His hair appeared to be white. Not the white blond that came from the sun, but the snow white that came with age, even though he looked no older than she was. It was cut short, the ends kicking up haphazardly all over his head, like a churned-up frozen sea. In stark contrast, his face was a warm bronze, broken only by the white goatee that framed an unsmiling mouth.
And the pièce de résistance . . . the unbuttoned black leather trench coat that hugged his shoulders like a glove, the tails whipping in the wind. He looked like he’d stepped out of an action movie.
If she hadn’t been in pain, she might have thought she was dreaming. Of course, she had hit her head, so hallucinations were still a possibility.
‘I think I might get that CAT scan after all,’ she murmured.
The EMT huffed a strained chuckle. ‘Maybe I’ll join you.’
‘He’s . . . real, then?’
‘Yes, ma’am. He is most definitely real.’
Chapter Four
Mt Carmel, Ohio, Monday 3 November, 5.32 P.M.
Special Agent Deacon Novak got out of his SUV, blinking rapidly against the sudden blast of cold air. They’d have a hard frost tonight. The victim had been discovered just in time.
A few more hours and she would have succumbed to exposure – if she hadn’t bled to death first. The young woman had been beaten, stabbed, shot, and then dumped in the middle of nowhere on the side of a road that did not appear to have been used in years.
Deacon had almost forgotten that places this isolated still existed so close to the city. The crowded Cincinnati suburb where he’d grown up was less than fifteen miles from here, but it felt more like a hundred. Here, the houses were few and far between, where those in his neighborhood were so close together that he’d only needed to open a window to talk to the cousin who’d lived right next door.
Here, there was no one to witness a young girl being dumped like garbage. In his neighborhood, there’d always been self-appointed sentries watching from lace-curtained windows, making sure that all the kids’ mothers knew every move they made.
They still did, in fact. The sentries had grown old, but they still watched the neighborhood with an eagle eye, still reporting misbehaviors. Deacon knew this because he and his sister, Dani, were now on the receiving end of their reports.

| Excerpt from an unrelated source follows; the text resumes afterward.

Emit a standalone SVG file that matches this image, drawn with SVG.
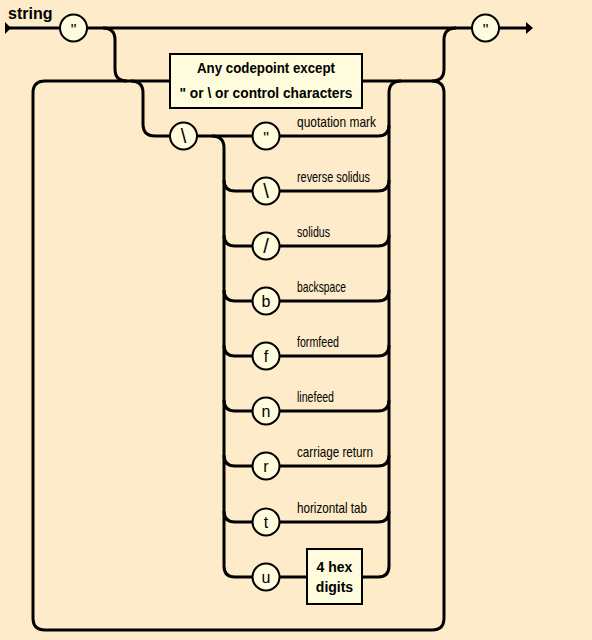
<svg xmlns="http://www.w3.org/2000/svg" width="592" height="640" viewBox="0 0 592 640">
<style>
.bg{fill:#FEEBC9}
.ln{fill:none;stroke:#000;stroke-width:3;stroke-linecap:butt}
.nd{fill:#FFFCDD;stroke:#000;stroke-width:2}
.ct{font-family:"Liberation Sans",Arial,sans-serif;font-size:16px;fill:#000;text-anchor:middle}
.sl{font-size:20px}
.bt{font-family:"Liberation Sans",Arial,sans-serif;font-size:14px;font-weight:bold;fill:#000;text-anchor:middle}
.lb{font-family:"Liberation Sans",Arial,sans-serif;font-size:15px;fill:#000}
.ti{font-family:"Liberation Sans",Arial,sans-serif;font-size:16px;font-weight:bold;fill:#000}
</style>
<rect class="bg" x="0" y="0" width="592" height="640"/>
<text class="ti" x="8" y="19">string</text>
<g id="connectors">
<path class="ln" d="M8 28 H60"/>
<polygon points="5,22 11,28 5,34" fill="#000"/>
<path class="ln" d="M87 28 H472"/>
<path class="ln" d="M499 28 H528"/>
<polygon points="526,22 533,28 526,34" fill="#000"/>
<path class="ln" d="M103 28 Q115 28 115 40 V69 Q115 81 127 81"/>
<path class="ln" d="M45 81 H170"/>
<path class="ln" d="M362 81 H432 Q444 81 444 69 V40 Q444 28 456 28"/>
<path class="ln" d="M432 81 Q444 81 444 93 V618 Q444 630 432 630 H45 Q33 630 33 618 V93 Q33 81 45 81"/>
<path class="ln" d="M131 81 Q143 81 143 93 V124 Q143 136 155 136 H170"/>
<path class="ln" d="M197 136 H252.5"/>
<path class="ln" d="M212 136 Q224 136 224 148 V566 Q224 577 235 577 H252.5"/>
<path class="ln" d="M279.5 136 H378 Q389 136 389 125"/>
<path class="ln" d="M389 125 V93 Q389 81 401 81"/>
<path class="ln" d="M389 125 V566 Q389 577 378 577 H362"/>
<path class="ln" d="M279.5 577 H307"/>
<path class="ln" d="M224 180 Q224 191 235 191 H252.5 M279.5 191 H378 Q389 191 389 180"/>
<path class="ln" d="M224 235 Q224 246 235 246 H252.5 M279.5 246 H378 Q389 246 389 235"/>
<path class="ln" d="M224 290 Q224 301 235 301 H252.5 M279.5 301 H378 Q389 301 389 290"/>
<path class="ln" d="M224 345 Q224 356 235 356 H252.5 M279.5 356 H378 Q389 356 389 345"/>
<path class="ln" d="M224 400 Q224 411 235 411 H252.5 M279.5 411 H378 Q389 411 389 400"/>
<path class="ln" d="M224 455 Q224 466 235 466 H252.5 M279.5 466 H378 Q389 466 389 455"/>
<path class="ln" d="M224 511 Q224 522 235 522 H252.5 M279.5 522 H378 Q389 522 389 511"/>
</g>
<g id="open-quote"><circle class="nd" cx="73.5" cy="28" r="13.5"/><text class="ct" x="73.5" y="36">"</text></g>
<g id="close-quote"><circle class="nd" cx="485.5" cy="28" r="13.5"/><text class="ct" x="485.5" y="36">"</text></g>
<g id="any-codepoint"><rect class="nd" x="170" y="54" width="192" height="54"/>
<text class="bt" x="266" y="73" textLength="138" lengthAdjust="spacingAndGlyphs">Any codepoint except</text>
<text class="bt" x="266" y="98" textLength="173" lengthAdjust="spacingAndGlyphs">" or \ or control characters</text></g>
<g id="backslash"><circle class="nd" cx="183.5" cy="136" r="13.5"/><text class="ct sl" x="183.5" y="143">\</text></g>
<g id="esc-quote"><circle class="nd" cx="266" cy="136" r="13.5"/><text class="ct" x="266" y="144">"</text><text class="lb" x="297" y="127" textLength="79" lengthAdjust="spacingAndGlyphs">quotation mark</text></g>
<g id="esc-rsolidus"><circle class="nd" cx="266" cy="191" r="13.5"/><text class="ct sl" x="266" y="198">\</text><text class="lb" x="297" y="182" textLength="73" lengthAdjust="spacingAndGlyphs">reverse solidus</text></g>
<g id="esc-solidus"><circle class="nd" cx="266" cy="246" r="13.5"/><text class="ct sl" x="266" y="253">/</text><text class="lb" x="297" y="237" textLength="33" lengthAdjust="spacingAndGlyphs">solidus</text></g>
<g id="esc-b"><circle class="nd" cx="266" cy="301" r="13.5"/><text class="ct" x="266" y="307">b</text><text class="lb" x="297" y="292" textLength="49" lengthAdjust="spacingAndGlyphs">backspace</text></g>
<g id="esc-f"><circle class="nd" cx="266" cy="356" r="13.5"/><text class="ct" x="266" y="362">f</text><text class="lb" x="297" y="347" textLength="42" lengthAdjust="spacingAndGlyphs">formfeed</text></g>
<g id="esc-n"><circle class="nd" cx="266" cy="411" r="13.5"/><text class="ct" x="266" y="417">n</text><text class="lb" x="297" y="402" textLength="37" lengthAdjust="spacingAndGlyphs">linefeed</text></g>
<g id="esc-r"><circle class="nd" cx="266" cy="466" r="13.5"/><text class="ct" x="266" y="472">r</text><text class="lb" x="297" y="457" textLength="76" lengthAdjust="spacingAndGlyphs">carriage return</text></g>
<g id="esc-t"><circle class="nd" cx="266" cy="522" r="13.5"/><text class="ct" x="266" y="528">t</text><text class="lb" x="297" y="513" textLength="70" lengthAdjust="spacingAndGlyphs">horizontal tab</text></g>
<g id="esc-u"><circle class="nd" cx="266" cy="577" r="13.5"/><text class="ct" x="266" y="583">u</text></g>
<g id="hex-digits"><rect class="nd" x="307" y="549" width="55" height="55"/>
<text class="bt" x="334.5" y="572" font-size="16">4 hex</text>
<text class="bt" x="334.5" y="592" font-size="16">digits</text></g>
</svg>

Their younger brother had fallen in with a very bad crowd, and Aunt Tammy, who’d raised Greg from an infant after their mother died, was at the end of her rope. Which was why Deacon had come home, not just for a vacation or holiday, but permanently. There were details to work out, but it was nothing he and Dani hadn’t been able to handle.
Until this afternoon. God. Greg had gotten into trouble at school again, and what had started as a conversation nearly escalated into a brawl. The angry, ugly words that Deacon and his brother had shouted at each other still echoed in his mind. Deacon didn’t often lose his temper, but somehow Greg managed to push every single one of his buttons with a simple smirk.